Introduction

The Song Blake Shelton Could Never Sing: How One Family Tragedy Became Country Music’s Most Personal Ballad
BLAKE SHELTON WROTE A SONG ABOUT HIS BROTHER’S DEATH — THEN TOLD MIRANDA, “I CAN’T SING THIS.”
Some of the greatest songs in country music begin with a melody. Others begin with a memory that has waited years to be spoken aloud. “Over You” belongs to that second kind of song—a song born not from the desire to write another hit, but from a wound that had quietly lived in Blake Shelton’s heart since childhood.
Long before he became one of country music’s biggest stars, Blake was simply a fourteen-year-old boy trying to understand an unimaginable loss. His older brother, Richie Shelton, was just twenty-four when he was killed in a car accident. In a single moment, Blake’s family was changed forever. Like many families facing profound grief, they learned that life would continue—but it would never be quite the same.
For years, Blake Shelton rarely wrote about that heartbreak. He built a remarkable career, filled arenas, celebrated chart-topping songs, and became known for his easy humor and warm personality. Yet beneath the success remained a chapter he could never quite bring himself to turn into music.
Then one evening, during a quiet conversation with Miranda Lambert, everything changed.
She asked him a question no one had ever asked before:
“Have you ever written about this?”
His answer was simple.
“No.”
Sometimes healing does not begin with answers. Sometimes it begins with someone asking the right question.
As they continued talking, Blake shared something his father had told him after Richie’s passing—words that had stayed with him through every stage of life.
“You don’t ever get over it. You just get used to it.”

That single sentence became the emotional foundation of “Over You.” It did not offer easy comfort or simple explanations. Instead, it expressed a truth that countless families understand. Grief rarely disappears. It changes shape, becoming something people learn to carry rather than something they leave behind.
Together, Blake Shelton and Miranda Lambert transformed that deeply personal conversation into one of country music’s most heartfelt songs. By every account, writing it was an emotional experience. Both were moved throughout the process, understanding that they were creating something far more meaningful than a commercial single.
Yet when the song was finally finished, Blake reached a decision that surprised many people.
He quietly told Miranda,
“I can’t sing this.”
Those words revealed the extraordinary personal weight the song carried. Some stories are simply too close to the heart. Blake understood that standing onstage night after night, reliving the loss of his brother through every lyric, would ask more of him emotionally than he could give.
So Miranda Lambert recorded the song instead.
Her interpretation honored both the story and the family behind it with remarkable tenderness. Audiences immediately recognized its honesty. “Over You” resonated far beyond traditional country audiences because its message was universal. Anyone who had experienced loss could hear a piece of their own story within its lyrics.
The response was extraordinary.
The song reached No. 1 for four consecutive weeks and received Song of the Year honors from both the Country Music Association and the Academy of Country Music. Those awards celebrated exceptional songwriting, but the song’s greatest achievement was something far more enduring: it helped countless listeners feel understood.

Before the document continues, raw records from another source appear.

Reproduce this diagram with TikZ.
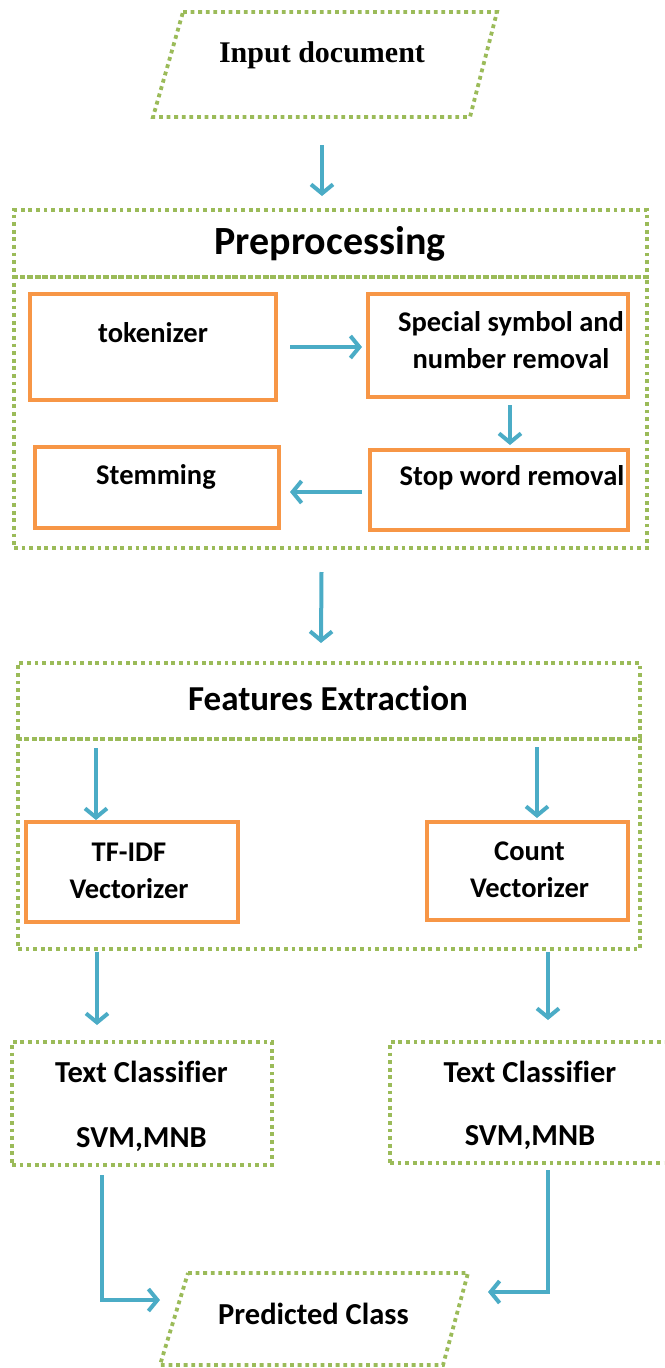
\documentclass[tikz,border=0pt]{standalone}
\usepackage{fontspec}
\setmainfont{Carlito}[Ligatures=NoCommon]
\newfontfamily\titleserif{Liberation Serif}
\usetikzlibrary{arrows.meta,calc}

\definecolor{dotgreen}{HTML}{9BBB59}
\definecolor{boxorange}{HTML}{F79646}
\definecolor{flowblue}{HTML}{4BACC6}

\begin{document}
\begin{tikzpicture}[x=1pt,y=-1pt,
  dotline/.style={draw=dotgreen, line width=3.8pt, dash pattern=on 3.8pt off 3.8pt},
  dotbox/.style={dotline, rectangle, inner sep=0pt, outer sep=0pt},
  obox/.style={draw=boxorange, line width=4.2pt, rectangle, inner sep=0pt, outer sep=0pt},
  lbl/.style={font=\fontsize{28.5}{37}\selectfont\bfseries, align=center, inner sep=0pt},
  big/.style={font=\fontsize{30.5}{37}\selectfont\bfseries, align=center, inner sep=0pt},
  head/.style={font=\fontsize{#1}{#1}\selectfont\bfseries, inner sep=0pt},
  arr/.style={draw=flowblue, line width=4pt, -{Straight Barb[length=9pt,width=22pt]}},
]
\clip (0,0) rectangle (664,1368);

% input document
\coordinate (inA) at (183,12);
\coordinate (inB) at (497,12);
\coordinate (inC) at (470,117);
\coordinate (inD) at (153,117);
\draw[dotline] (inA) -- (inB) -- (inC) -- (inD) -- cycle;
\node[font=\titleserif\fontsize{30}{30}\selectfont\bfseries, inner sep=0pt] (inTxt) at (322,55) {Input document};

% preprocessing block
\node[dotbox, minimum width=633pt, minimum height=67pt] (preHead) at (330.5,243.5) {};
\node[dotbox, minimum width=633pt, minimum height=271pt] (preBody) at (330.5,412.5) {};
\node[head=40] (preTitle) at (330,244) {Preprocessing};

\node[obox, minimum width=246pt, minimum height=106pt] (tok) at (153,347) {};
\node[lbl] (tokT) at (153,333) {tokenizer};
\node[obox, minimum width=260pt, minimum height=103pt] (spec) at (498,345.5) {};
\node[lbl] (specT) at (511,340) {Special symbol and\\number removal};
\node[obox, minimum width=258pt, minimum height=80pt] (stop) at (499,490) {};
\node[lbl] (stopT) at (512,478) {Stop word removal};
\node[obox, minimum width=244pt, minimum height=81pt] (stem) at (157,487.5) {};
\node[lbl] (stemT) at (156,477) {Stemming};

% feature extraction block
\node[dotbox, minimum width=622pt, minimum height=76pt] (featHead) at (329,701) {};
\node[dotbox, minimum width=622pt, minimum height=210pt] (featBody) at (329,844) {};
\node[head=35] (featTitle) at (328,698) {Features Extraction};

\node[obox, minimum width=212pt, minimum height=100pt] (tfidf) at (132,872) {};
\node[lbl] (tfidfT) at (129,871) {TF-IDF\\Vectorizer};
\node[obox, minimum width=201pt, minimum height=98pt] (count) at (527.5,871) {};
\node[lbl] (countT) at (529.5,870) {Count\\Vectorizer};

% classifiers
\node[dotbox, minimum width=260pt, minimum height=123pt] (tc1) at (142,1103.5) {};
\node[big] (tc1a) at (141.5,1072) {Text Classifier};
\node[big] (tc1b) at (141.5,1140) {SVM,MNB};
\node[dotbox, minimum width=280pt, minimum height=121pt] (tc2) at (530,1102.5) {};
\node[big] (tc2a) at (530,1072) {Text Classifier};
\node[big] (tc2b) at (530,1138) {SVM,MNB};

% predicted class
\coordinate (pA) at (188,1273);
\coordinate (pB) at (468,1273);
\coordinate (pC) at (443,1365);
\coordinate (pD) at (160,1365);
\draw[dotline] (pA) -- (pB) -- (pC) -- (pD) -- cycle;
\node[big] (predT) at (313.5,1314) {Predicted Class};

% connectors
\draw[arr] ($(inTxt.center |- inC)+(0,28)$) -- ($(inTxt.center |- preHead.north)+(0,-14)$);
\draw[arr] ($(tok.east)+(14,0)$) -- ($(spec.west |- tok.east)+(-6,0)$);
\draw[arr] ($(spec.south)+(12,8)$) -- ($(stop.north)+(11,-5)$);
\draw[arr] ($(stop.west)+(-8,2)$) -- ($(stem.east |- stop.west)+(11,2)$);
\draw[arr] ($(preBody.south)+(-9,24)$) -- ($(featHead.north)+(-8,-20)$);
\draw[arr] ($(featBody.north -| tfidf.west)+(70,9)$) -- ($(tfidf.north -| tfidf.west)+(70,-2)$);
\draw[arr] ($(featBody.north -| count.west)+(110,8)$) -- ($(count.north -| count.west)+(110,-4)$);
\draw[arr] ($(featBody.south -| tc1.west)+(85,3)$) -- ($(tc1.north -| tc1.west)+(85,-17)$);
\draw[arr] ($(featBody.south -| tc2.west)+(158,3)$) -- ($(tc2.north -| tc2.west)+(158,-22)$);
\draw[arr] ($(tc1.south -| tc1.west)+(90,10)$) |- ($(pD)+(0,-65)$);
\draw[arr] ($(tc2.south -| tc2.west)+(158,7)$) |- ($(pB)+(20,19)$);
\end{tikzpicture}
\end{document}
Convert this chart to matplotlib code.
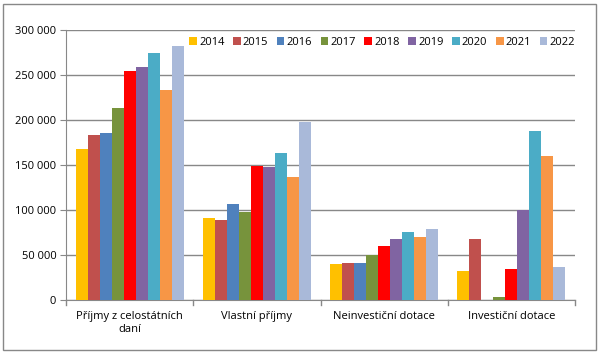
import numpy as np
import matplotlib.pyplot as plt
from matplotlib.patches import Rectangle

# categories and yearly values
categories = ["Příjmy z celostátních\ndaní", "Vlastní příjmy", "Neinvestiční dotace", "Investiční dotace"]
years = ["2014", "2015", "2016", "2017", "2018", "2019", "2020", "2021", "2022"]
v2014 = [167500, 91000, 39500, 32000]
v2015 = [183500, 89000, 41500, 67500]
v2016 = [185500, 106500, 41500, 0]
v2017 = [213000, 98000, 49500, 3000]
v2018 = [255000, 149000, 60500, 34000]
v2019 = [258500, 148000, 67500, 100000]
v2020 = [274000, 163500, 76000, 188000]
v2021 = [233000, 137000, 70000, 160000]
v2022 = [282500, 197500, 79000, 36500]
series = [v2014, v2015, v2016, v2017, v2018, v2019, v2020, v2021, v2022]
colors = ["#FFC000", "#C0504D", "#4F81BD", "#77933C", "#FF0000",
          "#8064A2", "#4BACC6", "#F79646", "#A9B9D9"]

plt.rcParams['font.family'] = ['Open Sans', 'DejaVu Sans']

fig = plt.figure(figsize=(6, 3.53), dpi=100)
ax = fig.add_axes([66/600, 1 - 300/353, (575-66)/600, 270/353])

# outer chart border
fig.patches.append(Rectangle((3/600, 3/353), 593/600, 346/353, transform=fig.transFigure,
                             fill=False, edgecolor='#888888', linewidth=1))

x = np.arange(len(categories))
bw = 0.85 / len(series)
for i, (vals, c, yr) in enumerate(zip(series, colors, years)):
    ax.bar(x - 0.425 + bw * (i + 0.5), vals, width=bw, color=c, label=yr, zorder=3)

ax.set_xlim(-0.5, len(categories) - 0.5)
ax.set_ylim(0, 300000)
ax.set_yticks(np.arange(0, 300001, 50000))
ax.set_yticklabels(["0" if v == 0 else f"{v // 1000} 000" for v in range(0, 300001, 50000)], fontsize=8)
ax.set_xticks(x)
ax.set_xticklabels(categories, fontsize=8, multialignment='center')
ax.tick_params(axis='x', length=0, pad=8)
ax.tick_params(axis='y', length=4, color='#888888', pad=3)
for b in np.arange(-0.5, len(categories), 1):
    ax.plot([b, b], [0, -5000], color='#888888', lw=1, clip_on=False, zorder=4)

ax.grid(axis='y', color='#888888', lw=1, zorder=0)
for s in ['top', 'right']:
    ax.spines[s].set_visible(False)
ax.spines['left'].set_color('#888888')
ax.spines['bottom'].set_color('#888888')

ax.legend(loc='upper left', bbox_to_anchor=(0.233, 0.99), ncol=9, frameon=False,
          fontsize=8, handlelength=0.7, handleheight=0.7, handletextpad=0.2,
          columnspacing=0.75, borderaxespad=0)

fig.savefig("out.png", dpi=100)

Among the song’s most touching details is the lyric inspired by Richie’s favorite records. That image was not invented for dramatic effect. Blake has shared that after his brother’s funeral, his family gave him Richie’s cassette tapes. He would play them repeatedly, not only for the music itself, but because he could hear his brother singing along between the songs. Those ordinary recordings became extraordinary keepsakes—small pieces of a voice that time could never fully erase.
That kind of detail explains why “Over You” continues to hold such emotional power. It is built from real memories rather than imagined sorrow. It reminds us that grief often lives in everyday objects—a favorite song, an old recording, a familiar road, or a quiet sentence spoken by someone who understood heartbreak before we did.
For older country music listeners, “Over You” remains one of the finest examples of what great songwriting can accomplish. It does not attempt to solve grief or explain it away. Instead, it gently acknowledges that love and loss often travel together, and that remembering someone is itself an act of love.
In the end, Blake Shelton gave country music something profoundly rare.
He transformed one of the most painful chapters of his life into a song that has comforted countless others.
And perhaps the most moving part of the story is this:
He did not have to sing it himself for the world to hear his heart.